WHAT YOU NEED TO DO: Pictures do not belong in your copy. Repeat all the other data exactly.

*****

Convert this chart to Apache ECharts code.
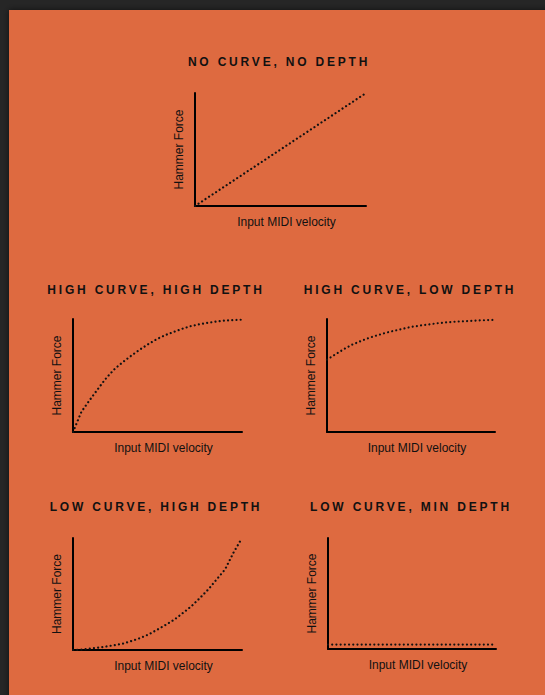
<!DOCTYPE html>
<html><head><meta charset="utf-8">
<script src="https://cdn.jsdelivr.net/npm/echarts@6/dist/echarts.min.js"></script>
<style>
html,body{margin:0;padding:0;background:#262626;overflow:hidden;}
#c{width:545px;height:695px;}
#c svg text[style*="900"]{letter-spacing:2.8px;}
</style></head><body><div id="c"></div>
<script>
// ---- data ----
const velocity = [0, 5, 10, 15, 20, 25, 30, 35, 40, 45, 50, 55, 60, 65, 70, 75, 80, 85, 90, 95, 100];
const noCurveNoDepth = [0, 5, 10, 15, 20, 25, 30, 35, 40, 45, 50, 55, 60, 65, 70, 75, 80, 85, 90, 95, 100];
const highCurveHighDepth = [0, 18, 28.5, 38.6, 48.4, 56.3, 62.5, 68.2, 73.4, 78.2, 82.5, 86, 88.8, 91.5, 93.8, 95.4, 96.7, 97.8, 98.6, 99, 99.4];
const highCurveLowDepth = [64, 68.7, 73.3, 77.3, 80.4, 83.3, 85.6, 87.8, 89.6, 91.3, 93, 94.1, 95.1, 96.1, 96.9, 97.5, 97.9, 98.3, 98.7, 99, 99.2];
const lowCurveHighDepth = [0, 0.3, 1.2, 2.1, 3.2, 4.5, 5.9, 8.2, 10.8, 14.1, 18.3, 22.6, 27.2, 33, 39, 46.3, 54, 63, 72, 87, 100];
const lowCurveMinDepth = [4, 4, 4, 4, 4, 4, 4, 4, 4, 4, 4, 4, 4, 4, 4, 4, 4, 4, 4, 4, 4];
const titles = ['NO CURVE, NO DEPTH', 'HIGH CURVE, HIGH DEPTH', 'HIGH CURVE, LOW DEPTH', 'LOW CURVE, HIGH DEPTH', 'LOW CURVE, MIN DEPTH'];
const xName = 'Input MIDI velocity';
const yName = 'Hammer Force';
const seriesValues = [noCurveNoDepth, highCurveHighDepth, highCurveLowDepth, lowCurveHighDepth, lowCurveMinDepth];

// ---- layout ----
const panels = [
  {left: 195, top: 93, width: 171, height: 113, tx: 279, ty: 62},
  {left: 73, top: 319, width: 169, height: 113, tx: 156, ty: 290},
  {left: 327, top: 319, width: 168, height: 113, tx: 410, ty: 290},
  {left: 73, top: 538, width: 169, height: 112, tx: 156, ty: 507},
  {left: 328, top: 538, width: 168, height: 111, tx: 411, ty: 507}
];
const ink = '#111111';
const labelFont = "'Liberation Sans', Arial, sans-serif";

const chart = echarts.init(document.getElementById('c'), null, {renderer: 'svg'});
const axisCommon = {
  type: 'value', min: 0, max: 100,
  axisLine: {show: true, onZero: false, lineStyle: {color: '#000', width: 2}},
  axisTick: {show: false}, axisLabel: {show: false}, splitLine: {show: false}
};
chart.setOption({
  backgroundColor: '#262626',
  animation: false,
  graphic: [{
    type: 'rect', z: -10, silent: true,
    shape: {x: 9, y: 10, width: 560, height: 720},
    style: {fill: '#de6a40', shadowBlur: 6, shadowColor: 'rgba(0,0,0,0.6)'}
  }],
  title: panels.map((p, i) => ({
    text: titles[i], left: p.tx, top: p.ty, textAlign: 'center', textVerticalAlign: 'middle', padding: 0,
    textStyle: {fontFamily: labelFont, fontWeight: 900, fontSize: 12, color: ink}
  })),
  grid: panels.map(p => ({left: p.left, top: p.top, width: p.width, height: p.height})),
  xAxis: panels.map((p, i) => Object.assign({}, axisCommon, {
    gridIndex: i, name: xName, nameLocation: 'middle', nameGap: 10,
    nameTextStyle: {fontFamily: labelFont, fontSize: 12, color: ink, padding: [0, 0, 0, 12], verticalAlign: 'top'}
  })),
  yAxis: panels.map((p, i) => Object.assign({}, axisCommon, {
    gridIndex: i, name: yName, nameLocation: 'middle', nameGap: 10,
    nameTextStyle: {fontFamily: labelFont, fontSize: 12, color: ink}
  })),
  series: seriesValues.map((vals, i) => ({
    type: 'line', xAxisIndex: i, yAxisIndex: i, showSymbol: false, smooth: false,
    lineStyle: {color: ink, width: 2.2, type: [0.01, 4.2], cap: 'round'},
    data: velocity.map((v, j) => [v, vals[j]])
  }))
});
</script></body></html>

*****

FINAL RESULT:
Convert this chart to Apache ECharts code.
<!DOCTYPE html>
<html><head><meta charset="utf-8">
<script src="https://cdn.jsdelivr.net/npm/echarts@6/dist/echarts.min.js"></script>
<style>
html,body{margin:0;padding:0;background:#262626;overflow:hidden;}
#c{width:545px;height:695px;}
#c svg text[style*="900"]{letter-spacing:2.8px;}
</style></head><body><div id="c"></div>
<script>
// ---- data ----
const velocity = [0, 5, 10, 15, 20, 25, 30, 35, 40, 45, 50, 55, 60, 65, 70, 75, 80, 85, 90, 95, 100];
const noCurveNoDepth = [0, 5, 10, 15, 20, 25, 30, 35, 40, 45, 50, 55, 60, 65, 70, 75, 80, 85, 90, 95, 100];
const highCurveHighDepth = [0, 18, 28.5, 38.6, 48.4, 56.3, 62.5, 68.2, 73.4, 78.2, 82.5, 86, 88.8, 91.5, 93.8, 95.4, 96.7, 97.8, 98.6, 99, 99.4];
const highCurveLowDepth = [64, 68.7, 73.3, 77.3, 80.4, 83.3, 85.6, 87.8, 89.6, 91.3, 93, 94.1, 95.1, 96.1, 96.9, 97.5, 97.9, 98.3, 98.7, 99, 99.2];
const lowCurveHighDepth = [0, 0.3, 1.2, 2.1, 3.2, 4.5, 5.9, 8.2, 10.8, 14.1, 18.3, 22.6, 27.2, 33, 39, 46.3, 54, 63, 72, 87, 100];
const lowCurveMinDepth = [4, 4, 4, 4, 4, 4, 4, 4, 4, 4, 4, 4, 4, 4, 4, 4, 4, 4, 4, 4, 4];
const titles = ['NO CURVE, NO DEPTH', 'HIGH CURVE, HIGH DEPTH', 'HIGH CURVE, LOW DEPTH', 'LOW CURVE, HIGH DEPTH', 'LOW CURVE, MIN DEPTH'];
const xName = 'Input MIDI velocity';
const yName = 'Hammer Force';
const seriesValues = [noCurveNoDepth, highCurveHighDepth, highCurveLowDepth, lowCurveHighDepth, lowCurveMinDepth];

// ---- layout ----
const panels = [
  {left: 195, top: 93, width: 171, height: 113, tx: 279, ty: 62},
  {left: 73, top: 319, width: 169, height: 113, tx: 156, ty: 290},
  {left: 327, top: 319, width: 168, height: 113, tx: 410, ty: 290},
  {left: 73, top: 538, width: 169, height: 112, tx: 156, ty: 507},
  {left: 328, top: 538, width: 168, height: 111, tx: 411, ty: 507}
];
const ink = '#111111';
const labelFont = "'Liberation Sans', Arial, sans-serif";

const chart = echarts.init(document.getElementById('c'), null, {renderer: 'svg'});
const axisCommon = {
  type: 'value', min: 0, max: 100,
  axisLine: {show: true, onZero: false, lineStyle: {color: '#000', width: 2}},
  axisTick: {show: false}, axisLabel: {show: false}, splitLine: {show: false}
};
chart.setOption({
  backgroundColor: '#262626',
  animation: false,
  graphic: [{
    type: 'rect', z: -10, silent: true,
    shape: {x: 9, y: 10, width: 560, height: 720},
    style: {fill: '#de6a40', shadowBlur: 6, shadowColor: 'rgba(0,0,0,0.6)'}
  }],
  title: panels.map((p, i) => ({
    text: titles[i], left: p.tx, top: p.ty, textAlign: 'center', textVerticalAlign: 'middle', padding: 0,
    textStyle: {fontFamily: labelFont, fontWeight: 900, fontSize: 12, color: ink}
  })),
  grid: panels.map(p => ({left: p.left, top: p.top, width: p.width, height: p.height})),
  xAxis: panels.map((p, i) => Object.assign({}, axisCommon, {
    gridIndex: i, name: xName, nameLocation: 'middle', nameGap: 10,
    nameTextStyle: {fontFamily: labelFont, fontSize: 12, color: ink, padding: [0, 0, 0, 12], verticalAlign: 'top'}
  })),
  yAxis: panels.map((p, i) => Object.assign({}, axisCommon, {
    gridIndex: i, name: yName, nameLocation: 'middle', nameGap: 10,
    nameTextStyle: {fontFamily: labelFont, fontSize: 12, color: ink}
  })),
  series: seriesValues.map((vals, i) => ({
    type: 'line', xAxisIndex: i, yAxisIndex: i, showSymbol: false, smooth: false,
    lineStyle: {color: ink, width: 2.2, type: [0.01, 4.2], cap: 'round'},
    data: velocity.map((v, j) => [v, vals[j]])
  }))
});
</script></body></html>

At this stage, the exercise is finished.